When Sabin’s background in textile development, weaving and computation intersected with Jones’ research on the non-linear feedback loops between a cell and its local environment, LabStudio’s research turned towards in the form and function of the extra-cellular matrix, or ECM. The ECM is a connective tissue that provides the structural support to which cells anchor and through which they move. Its intricate micro-architecture acts as a complex scaffold that regulates a range of cell behavior and function, governing communication between cells, their growth and development, and the speed and direction of their migration. Through their research in three broad areas – cell surface, motility, and networking, all influenced by changes in the surrounding ECM environment – Sabin and Jones continue to challenge the form and function of architecture, materially and temporally, at both the micro and macro scales. Surface boundaries are no longer fixed, but tend towards the semi-permeable; structural forms don’t always stand still, but rather move with and against each other; and the interconnecting matter between these forms are as significant structurally and functionally as the forms themselves.

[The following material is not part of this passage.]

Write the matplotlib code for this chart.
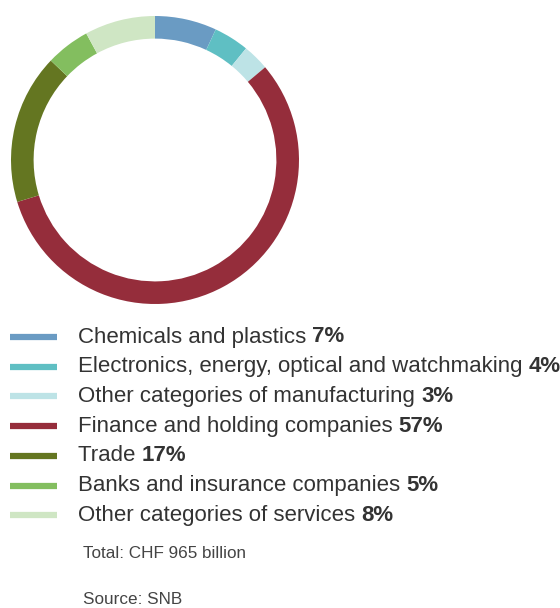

As Sabin and Jones suggest in a report to the American Institute of Architects: “perhaps architecture can take a cue from biology in matching the complexity of its generative design models to the very dynamic features of the living environment and organic milieu in which the architecture is a part. Or, perhaps architects might learn from these biological models so that architecture acquires ‘tissueness’ or ‘cellness’, and is not merely ‘cell- or tissue-like’.” Perhaps, indeed – as we begin to think about architecture in other scales, with other spatial and temporal registers, and from other trans-disciplinary vantage points.